Telle cette jeune fille âgée de 16 ans, en première au lycée, qui nomme qu’elle est persuadée qu’elle ne vivra pas au-delà de 25 ans, sans pouvoir dire pourquoi, elle le sait, elle « le sent ». Ce qui empêche pour elle toute projection, dans le sens où elle ne se voit nulle part après le BAC, n’a pas de projet quant à des rencontres amicales ou amoureuses, des projets de voyage, de travail…semble figée dans un présent morose et triste, où l’absence d’envie et d’élan domine. Elle s’est renseignée sur le net et a découvert qu’elle n’était pas la seule à penser ainsi, ce qui la conforte dans cette idée de mort imminente, avant d’avoir vécu.
Ou cette jeune fille, âgée de 16 ans également, qui essaie de composer avec son présent, n’aimant pas aller en cours, ne réussissant pas à se projeter si ce n’est par le biais de son copain qui se projette pour deux. Sa question est « qu’est-ce qui se passe après la mort ? », ayant besoin de se l’imaginer avant de vivre sa vie et de s’imaginer de son vivant. Elle ne se rattache à rien, elle est « sur pause », elle nomme son amour pour son copain qui représente beaucoup à ses yeux car il essaie de la comprendre même si parfois « il n’y comprend rien ». Elle semble être dans un présent qui n’a pas de consistance, où il lui faut trouver sa solution pour que ça tienne pour elle, comme le sport qu’elle a pratiqué, la religion et maintenant les faux ongles qu’elles dessinent comme des œuvres d’art éphémères.

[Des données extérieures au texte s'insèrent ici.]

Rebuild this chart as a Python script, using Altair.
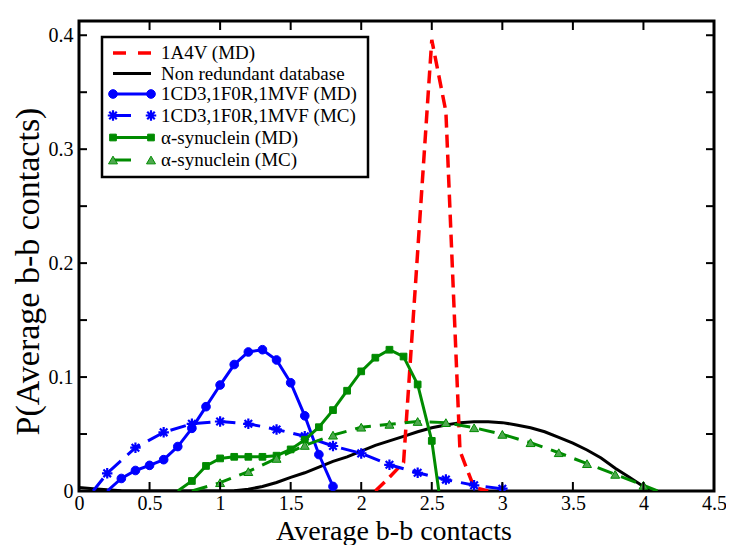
import altair as alt
import pandas as pd

# ---------------- data ----------------
red_x = [2.1, 2.2, 2.3, 2.4, 2.5, 2.6, 2.7, 2.8, 2.9]
red_y = [0.0, 0.012, 0.025, 0.21, 0.396, 0.333, 0.035, 0.003, 0.0]

black_x = [0.0, 0.1, 0.2, 0.3, 0.4, 0.5, 0.6, 0.7, 0.8, 0.9, 1.0,
           1.1, 1.2, 1.3, 1.4, 1.5, 1.6, 1.7, 1.8, 1.9, 2.0,
           2.1, 2.2, 2.3, 2.4, 2.5, 2.6, 2.7, 2.8, 2.9, 3.0,
           3.1, 3.2, 3.3, 3.4, 3.5, 3.6, 3.7, 3.8, 3.9, 4.0, 4.05]
black_y = [0.003, 0.002, 0.001, 0.0003, 0.0, 0.0, 0.0, 0.0, 0.0, 0.0, 0.0,
           0.0003, 0.0015, 0.004, 0.0075, 0.012, 0.016, 0.021, 0.026, 0.030, 0.035,
           0.040, 0.044, 0.048, 0.052, 0.0555, 0.058, 0.060, 0.0607, 0.0607, 0.060,
           0.058, 0.0555, 0.052, 0.047, 0.042, 0.036, 0.029, 0.020, 0.012, 0.004, 0.0]

blue_md_x = [0.2, 0.3, 0.4, 0.5, 0.6, 0.7, 0.8, 0.9, 1.0, 1.1, 1.2, 1.3,
             1.4, 1.5, 1.6, 1.7, 1.8]
blue_md_y = [0.0, 0.011, 0.018, 0.0225, 0.0275, 0.039, 0.055, 0.074, 0.093,
             0.111, 0.122, 0.124, 0.115, 0.095, 0.066, 0.032, 0.004]

blue_mc_x = [0.1, 0.2, 0.4, 0.6, 0.8, 1.0, 1.2, 1.4, 1.6, 1.8, 2.0, 2.2,
             2.4, 2.6, 2.8, 3.0]
blue_mc_y = [0.0, 0.0155, 0.038, 0.0515, 0.059, 0.061, 0.059, 0.054, 0.048,
             0.0395, 0.033, 0.023, 0.016, 0.010, 0.005, 0.002]

green_md_x = [0.7, 0.8, 0.9, 1.0, 1.1, 1.2, 1.3, 1.4, 1.5, 1.6, 1.7, 1.8,
              1.9, 2.0, 2.1, 2.2, 2.3, 2.4, 2.5, 2.55]
green_md_y = [0.0, 0.0088, 0.022, 0.0286, 0.030, 0.030, 0.030, 0.031, 0.0365,
              0.045, 0.056, 0.071, 0.088, 0.105, 0.117, 0.124, 0.118, 0.0935,
              0.044, 0.0]

green_mc_x = [0.8, 1.0, 1.2, 1.4, 1.6, 1.8, 2.0, 2.2, 2.4, 2.6, 2.8, 3.0,
              3.2, 3.4, 3.6, 3.8, 4.0, 4.1]
green_mc_y = [0.0, 0.0073, 0.017, 0.0286, 0.040, 0.049, 0.056, 0.0585, 0.061,
              0.060, 0.0555, 0.0497, 0.0424, 0.0336, 0.024, 0.0146, 0.005, 0.0]

x_tick_values = [0, 0.5, 1, 1.5, 2, 2.5, 3, 3.5, 4, 4.5]
y_label_values = [0, 0.1, 0.2, 0.3, 0.4]
y_tick_values = [0.05, 0.1, 0.15, 0.2, 0.25, 0.3, 0.35, 0.4]

legend_labels = ["1A4V (MD)", "Non redundant database", "1CD3,1F0R,1MVF (MD)",
                 "1CD3,1F0R,1MVF (MC)", "\u03b1-synuclein (MD)", "\u03b1-synuclein (MC)"]

# ---------------- styling ----------------
W, H = 635, 470
FONT = "Liberation Serif, Times New Roman, serif"
RED, BLACK, BLUE, GREEN = "#ff0000", "#000000", "#0000ff", "#008b00"
GREEN_FILL = "#4ea84e"
ASTERISK = "M-1,0L1,0M0,-1L0,1M-0.72,-0.72L0.72,0.72M-0.72,0.72L0.72,-0.72"

xscale = alt.Scale(domain=[0, 4.5], nice=False, zero=False)
yscale = alt.Scale(domain=[0, 0.4125], nice=False, zero=False)

X = alt.X("x:Q", scale=xscale, axis=alt.Axis(
    values=x_tick_values, format="~g", ticks=False, domain=False, grid=False,
    labelFont=FONT, labelFontSize=20, labelColor="black", labelPadding=2,
    labelFlush=False, title="Average b-b contacts", titleFont=FONT,
    titleFontSize=28, titleFontWeight="normal", titleColor="black",
    titleBaseline="alphabetic", titleY=48, titleX=W / 2 - 3))
Y = alt.Y("y:Q", scale=yscale, axis=alt.Axis(
    values=y_label_values, format="~g", ticks=False, domain=False, grid=False,
    labelFont=FONT, labelFontSize=20, labelColor="black", labelPadding=6,
    labelFlush=False, title="P(Average b-b contacts)", titleFont=FONT,
    titleFontSize=34, titleFontWeight="normal", titleColor="black",
    titleBaseline="alphabetic", titleAlign="center", titleAngle=270,
    titleX=-41, titleY=250))


def df(xs, ys):
    return pd.DataFrame({"x": xs, "y": ys})


layers = []


def series(xs, ys, color, dash=None, shape=None, size=60, filled=True,
           fill=None, sw=3):
    d = df(xs, ys)
    kw = dict(color=color, strokeWidth=sw, clip=True)
    if dash:
        kw["strokeDash"] = dash
    layers.append(alt.Chart(d).mark_line(**kw).encode(x=X, y=Y))
    if shape:
        pk = dict(shape=shape, size=size, clip=True, opacity=1)
        if filled:
            pk.update(filled=True, fill=fill or color, stroke=color, strokeWidth=1)
        else:
            pk.update(filled=False, stroke=color, strokeWidth=2.2)
        layers.append(alt.Chart(d).mark_point(**pk).encode(x=X, y=Y)
                      .transform_filter("datum.y > 0"))


series(black_x, black_y, BLACK)
series(red_x, red_y, RED, dash=[13, 7], sw=3.5)
series(blue_md_x, blue_md_y, BLUE, shape="circle", size=75)
series(blue_mc_x, blue_mc_y, BLUE, dash=[16, 9], shape=ASTERISK, size=110,
       filled=False)
series(green_md_x, green_md_y, GREEN, shape="square", size=45)
series(green_mc_x, green_mc_y, GREEN, dash=[16, 9], shape="triangle-up",
       size=80, fill=GREEN_FILL)

# inward ticks on all four sides
xt = pd.DataFrame({"x": x_tick_values})
yt = pd.DataFrame({"y": y_tick_values})
layers.append(alt.Chart(xt).mark_rule(color="black", strokeWidth=2).encode(
    x=X, y=alt.value(H), y2=alt.value(H - 9)))
layers.append(alt.Chart(xt).mark_rule(color="black", strokeWidth=2).encode(
    x=X, y=alt.value(0), y2=alt.value(9)))
layers.append(alt.Chart(yt).mark_rule(color="black", strokeWidth=2).encode(
    y=Y, x=alt.value(0), x2=alt.value(8)))
layers.append(alt.Chart(yt).mark_rule(color="black", strokeWidth=2).encode(
    y=Y, x=alt.value(W), x2=alt.value(W - 8)))

# ---------------- legend box ----------------
one = pd.DataFrame({"a": [0]})
layers.append(alt.Chart(one).mark_rect(fill="white", stroke="black",
                                       strokeWidth=2.5).encode(
    x=alt.value(23), x2=alt.value(289), y=alt.value(16), y2=alt.value(156)))

leg_rows = [
    (legend_labels[0], RED, [13, 12], None, None),
    (legend_labels[1], BLACK, None, None, None),
    (legend_labels[2], BLUE, None, "circle", None),
    (legend_labels[3], BLUE, [18, 20], ASTERISK, None),
    (legend_labels[4], GREEN, None, "square", None),
    (legend_labels[5], GREEN, [18, 20], "triangle-up", GREEN_FILL),
]
leg_y = [32, 52.5, 73, 94.5, 116.5, 139]
x0, x1, xt_ = 34, 72, 82
for (lab, col, dash, shp, fil), yy in zip(leg_rows, leg_y):
    rk = dict(color=col, strokeWidth=3.5 if col == RED else 3)
    if dash:
        rk["strokeDash"] = dash
    layers.append(alt.Chart(one).mark_rule(**rk).encode(
        x=alt.value(x0), x2=alt.value(x1), y=alt.value(yy)))
    if shp:
        for px in (x0, x1):
            if shp == ASTERISK:
                pk = dict(shape=shp, size=110, filled=False, stroke=col,
                          strokeWidth=2.2, opacity=1)
            else:
                sz = {"circle": 75, "square": 45, "triangle-up": 80}[shp]
                pk = dict(shape=shp, size=sz, filled=True, fill=fil or col,
                          stroke=col, strokeWidth=1, opacity=1)
            layers.append(alt.Chart(one).mark_point(**pk).encode(
                x=alt.value(px), y=alt.value(yy)))
    layers.append(alt.Chart(one).mark_text(
        text=lab, font=FONT, fontSize=19, align="left", baseline="middle",
        color="black").encode(x=alt.value(xt_), y=alt.value(yy)))

chart = alt.layer(*layers).properties(
    width=W, height=H,
    background="white",
    autosize=alt.AutoSizeParams(type="none"),
    padding={"left": 71, "top": 13, "right": 12, "bottom": 54},
).configure_view(stroke="black", strokeWidth=3)

chart.save("out.html", embed_options={"renderer": "svg", "actions": False})
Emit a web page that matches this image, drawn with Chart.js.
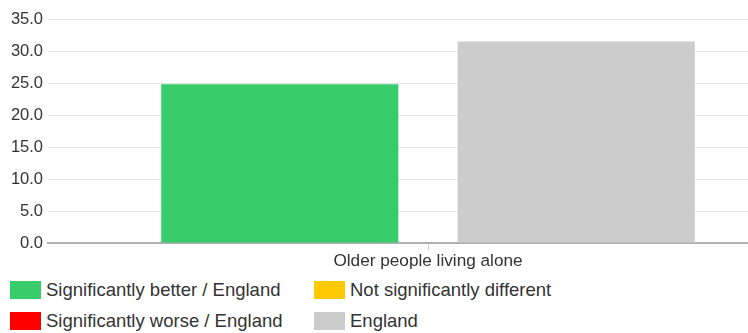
<!DOCTYPE html>
<html>
<head>
<meta charset="utf-8">
<script src="https://cdn.jsdelivr.net/npm/chart.js@4"></script>
<style>
  body { margin: 0; background: #fff; font-family: "Liberation Sans", Arial, sans-serif; }
  #wrap { position: relative; width: 748px; height: 333px; overflow: hidden; }
  #box { position: absolute; left: 0; top: 0; width: 808px; height: 273px; }
  #legend { position: absolute; left: 10px; top: 279px; width: 700px; }
  .item { position: absolute; display: flex; align-items: center; font-size: 18.5px; color: #333; white-space: nowrap; height: 22px; }
  .swatch { width: 31px; height: 18px; margin-right: 5px; }
</style>
</head>
<body>
<div id="wrap">
  <div id="box"><canvas id="chart"></canvas></div>
  <div id="legend"></div>
</div>
<script>
// Chart data
const categories = ["Older people living alone"];
const areaValues = [24.8];
const englandValues = [31.5];
const yTicks = [0, 5, 10, 15, 20, 25, 30, 35];

const legendLabels = ["Significantly better / England", "Not significantly different", "Significantly worse / England", "England"];
const legendColours = ["#37cb69", "#ffc800", "#ff0000", "#cccccc"];

new Chart("chart", {
  type: "bar",
  data: {
    labels: categories,
    datasets: [
      { label: "Area", data: areaValues, backgroundColor: "#37cb69" },
      { label: "England", data: englandValues, backgroundColor: "#cccccc" }
    ]
  },
  options: {
    responsive: true,
    maintainAspectRatio: false,
    animation: false,
    layout: { padding: { top: 19, left: 0, right: 0, bottom: 0 } },
    categoryPercentage: 0.78,
    barPercentage: 0.8,
    plugins: {
      legend: { display: false },
      tooltip: { enabled: false }
    },
    scales: {
      x: {
        afterFit: function(scale) { scale.height = 30; },
        grid: { display: true, drawOnChartArea: false, drawTicks: true, tickLength: 7, color: "#cccccc", offset: false },
        border: { display: true, color: "#b0b0b0", width: 2 },
        ticks: { color: "#333", font: { family: "Liberation Sans", size: 17.2 }, padding: 1 }
      },
      y: {
        min: 0,
        max: 35,
        afterFit: function(scale) { scale.width = 48; },
        afterBuildTicks: function(scale) { scale.ticks = yTicks.map(v => ({ value: v })); },
        grid: { color: "#e6e6e6", lineWidth: 1, drawTicks: false },
        border: { display: false },
        ticks: {
          color: "#333",
          padding: 5,
          font: { family: "Liberation Sans", size: 16.5 },
          callback: function(val) { return Number(val).toFixed(1); }
        }
      }
    }
  }
});

// legend in two columns
const legendDiv = document.querySelector('#legend');
legendLabels.forEach((text, i) => {
  const item = document.createElement('div');
  item.className = 'item';
  item.style.left = (i % 2 === 0 ? 0 : 304) + 'px';
  item.style.top = (i < 2 ? 0 : 31) + 'px';
  item.innerHTML = `<span class="swatch" style="background:${legendColours[i]}"></span>${text}`;
  legendDiv.appendChild(item);
});
</script>
</body>
</html>
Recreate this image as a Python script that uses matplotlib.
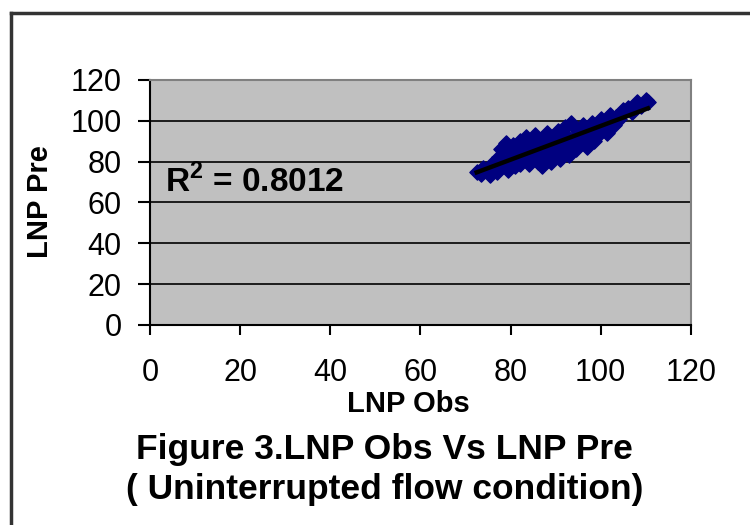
import numpy as np
import matplotlib

matplotlib.use("Agg")
import matplotlib.pyplot as plt
from matplotlib.lines import Line2D

plt.rcParams["font.family"] = ["Liberation Sans", "DejaVu Sans"]
plt.rcParams["mathtext.fontset"] = "custom"
plt.rcParams["mathtext.rm"] = "Liberation Sans"
plt.rcParams["mathtext.bf"] = "Liberation Sans:bold"

lnp_obs = [72.5, 73.5, 74.0, 75.0, 75.5, 76.0, 76.5, 77.0, 77.5, 78.0, 78.0, 78.5,
           79.0, 79.5, 80.0, 80.0, 80.5, 81.0, 81.0, 81.5, 82.0, 82.0, 82.5, 83.0,
           83.0, 83.5, 84.0, 84.0, 84.5, 85.0, 85.0, 85.5, 86.0, 86.0, 86.5, 87.0,
           87.0, 87.5, 88.0, 88.0, 88.5, 89.0, 89.0, 89.5, 90.0, 90.0, 90.5, 91.0,
           91.0, 91.5, 92.0, 92.0, 92.5, 93.0, 93.0, 93.5, 94.0, 94.5, 95.0, 95.5,
           96.0, 96.5, 97.0, 97.5, 98.0, 98.5, 99.0, 99.5, 100.0, 100.5, 101.0,
           101.5, 102.0, 103.0, 103.5, 104.0, 105.0, 106.0, 107.0, 108.0, 109.0,
           110.0, 110.5]
lnp_pre = [75, 74, 77, 76, 73.5, 79, 77, 75, 82, 78, 86, 80,
           89, 76, 84, 81, 88, 78, 86, 82, 90, 79, 85, 88,
           81, 92, 84, 79, 89, 86, 82, 93, 88, 80, 84, 91,
           78, 86, 94, 82, 89, 85, 80, 92, 88, 83, 95, 86,
           81, 90, 97, 84, 92, 88, 83, 99, 91, 86, 95, 89,
           98, 92, 87, 95, 99, 90, 97, 93, 101, 96, 99,
           94, 103, 98, 102, 101, 105, 106, 104, 109, 107,
           110, 109]
r2_text = r"R$^\mathbf{2}$ = 0.8012"
ticks = [0, 20, 40, 60, 80, 100, 120]

fig = plt.figure(figsize=(7.5, 5.25), dpi=100)
ax = fig.add_axes([0.2, 0.381, 0.721, 0.467])
ax.set_facecolor("#c0c0c0")

ax.scatter(lnp_obs, lnp_pre, marker="D", s=60, color="#000080", edgecolors="#000080",
           zorder=3)

# linear trend line
b, a = np.polyfit(lnp_obs, lnp_pre, 1)
xs = np.array([min(lnp_obs), max(lnp_obs)])
ax.plot(xs, a + b * xs, color="black", linewidth=3.2, zorder=4)

ax.set_xlim(0, 120)
ax.set_ylim(0, 120)
ax.set_xticks(ticks)
ax.set_yticks(ticks)
ax.yaxis.grid(True, color="black", linewidth=1.2)
ax.set_axisbelow(True)
for side in ("top", "right"):
    ax.spines[side].set_color("#808080")
    ax.spines[side].set_linewidth(1.5)
for side in ("left", "bottom"):
    ax.spines[side].set_color("black")
    ax.spines[side].set_linewidth(1.5)
ax.tick_params(axis="x", length=7, width=1.5, pad=17, labelsize=22)
ax.tick_params(axis="y", length=8.5, width=1.5, pad=12, labelsize=22)

ax.text(3.3, 70.2, r2_text, fontsize=24, fontweight="bold", va="center", ha="left")

fig.text(0.545, 0.230, "LNP Obs", fontsize=21, fontweight="bold", ha="center", va="center")
fig.text(0.053, 0.617, "LNP Pre", fontsize=21, fontweight="bold", ha="center", va="center",
         rotation=90)
fig.text(0.513, 0.143, "Figure 3.LNP Obs Vs LNP Pre", fontsize=25.5, fontweight="bold",
         ha="center", va="center")
fig.text(0.513, 0.067, "( Uninterrupted flow condition)", fontsize=25.5, fontweight="bold",
         ha="center", va="center")

# outer frame, clipped by the image edges on the right and bottom
fig.add_artist(Line2D([0.015, 0.015], [-0.1, 0.975], color="#333333", linewidth=2.5))
fig.add_artist(Line2D([0.015, 1.1], [0.975, 0.975], color="#333333", linewidth=2.5))

fig.savefig("out.png", dpi=100)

A quoi se raccrocher alors ?
Au sein du Point Accueil Ecoute Jeunes de Lorient, nous accueillons les jeunes en questionnement quant à leur présent et leur quotidien, quant à leur lien aux autres, qui en soi ne les rassure pas, par une absence de fiabilité, où la confiance n’y est plus. Le temps des entretiens va consister à se rassembler, à se retrouver, à retrouver le fil ou le cours de sa vie, de sa scolarité, de son rapport aux autres, son rapport à soi et au corps…
Le PAEJ apparaît comme un point d’accroche, et l’accompagnement comme un plus ou moins long cheminement, « un voyage », sinueux parfois, pour aller vers sa solution, sa réponse.
Du côté du cinéma
« Jouer avec le feu » de Delphine et Muriel Coulin (2024)
C’est l’histoire d’un père qui se retrouve veuf, avec ses deux grands fils, sur lesquels il veille. Peu à peu, incrédule face au comportement de son aîné, il mesure que, pourtant, après les avoir éduqués de la même façon, aimés pareillement, ils sont si différents l’un de l’autre, voire opposés. En effet, le plus jeune se conforme au père et le plus grand se perd dans le radical et l’extrême, en ayant pour amis des jeunes qui prônent le néo nazisme, ce qui le conduira à l’irréparable.
Du côté de la littérature
« L’incolore Tsukuru Tazaki et ses années de pèlerinage » de Haruki Murakami
« Depuis le mois de juillet de sa deuxième année d’université jusqu’au mois de janvier de l’année suivante, Tsukuru Tazaki vécut en pensant presque exclusivement à la mort ».
Voici le résumé de ce magnifique roman, qui est, avant tout un pèlerinage du jeune Tsukuru, afin de trouver du sens à ce qui lui est arrivé, en l’occurrence, le rejet de ses amis sans que ceux-ci ne lui donnent de raison. Ainsi ce pèlerinage s’apparente à une quête de sens pour celui qui est sans couleur et dans une réelle absence de vie depuis ses 16 ans. Trouver le sens de ce rejet va lui redonner le sens de sa vie.